Parallel aan mijn #dtv-oproep heb ik via LinkedIN contact gezocht met Coen Free, voormalig voorzitter College van Bestuur van ons college, met de vraag naar de herkomst en het mogen delen van de leerderskenmerken zoals in 2003 genoemd stonden in onze strategische kadernotitie 2003-2007.

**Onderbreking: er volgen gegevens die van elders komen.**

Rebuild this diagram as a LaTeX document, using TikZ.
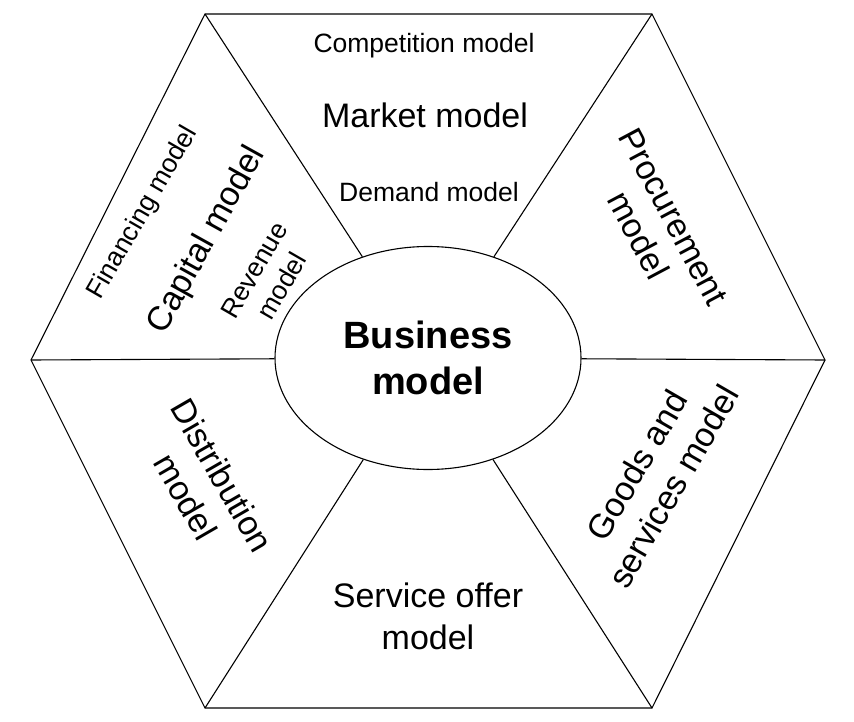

Bij dezen de bijlage met de leerderskenmerken:
Leerderskenmerken Bol-1 en Bol-2
Bol-1 en Bol-2 studenten kennen de volgende leerderskenmerken:
- Wil nog niet gaan werken, is nog vaak “speels”;
- Is praktisch ingesteld, leert door “doen”;
- Vraagt veel aandacht, is gauw afgeleid en ongedurig;
- Is zeer gevoelig voor sfeer en voor “de groep”;
- Heeft vaak problemen met taal en/of rekenen;
- Sociale en communicatieve vaardigheden moeten ontwikkeld worden;
- Moet veel succeservaringen hebben om gemotiveerd te raken en te blijven;
- Heeft veel behoefte aan structuur en regelmaat;
- Moet een goede relatie hebben met de docenten om te willen/kunnen presteren;
- Is vaak faalangstig en heeft moeite met zich te “gedragen”;
- Moet voortdurend uitgedaagd worden;
- Houdt van afwisseling;
- Ontleent identiteit aan “zinvolle” dingen doen;
- Niveau 2 is veelal eindniveau.
Leerderskenmerken Bol-3 en Bol-4
Bol-3 en Bol-4 studenten kennen de volgende leerderskenmerken:
- Studie is het hoofddoel en wordt betaald door de ouders;
- Wil studiefinanciering en een OV-jaarkaart;
- Wil nog niet gaan werken, 50% studeert door op HBO;
- Heeft baantje om “extra dingen” te kunnen bekostigen;
- Houdt van afwisseling, uitdaging en plezier;
- Is calculerend, ondernemend, zelfbewust en zelfstandig;
- Is gefocust op leeftijdsgenoten; verkeert in groepen van wisselende samenstelling en past gedrag erop aan (aanzien is in de zogenaamde peergroep uitermate belangrijk);
- Heeft nog geen duidelijk beroepsbeeld; kiest op “leuke opleiding”;
- BPV is (veel meer dan de vroegere stage) een serieuze en diepgaande kennismaking met het beroep/beroepenveld;
- School vervult sociaal gezien, een belangrijke functie in groei naar volwassenheid (school is een houvast).
Een deel van de kenmerken zijn terug te vinden in het het onderzoek: Kenmerkend MBO van Hiteq.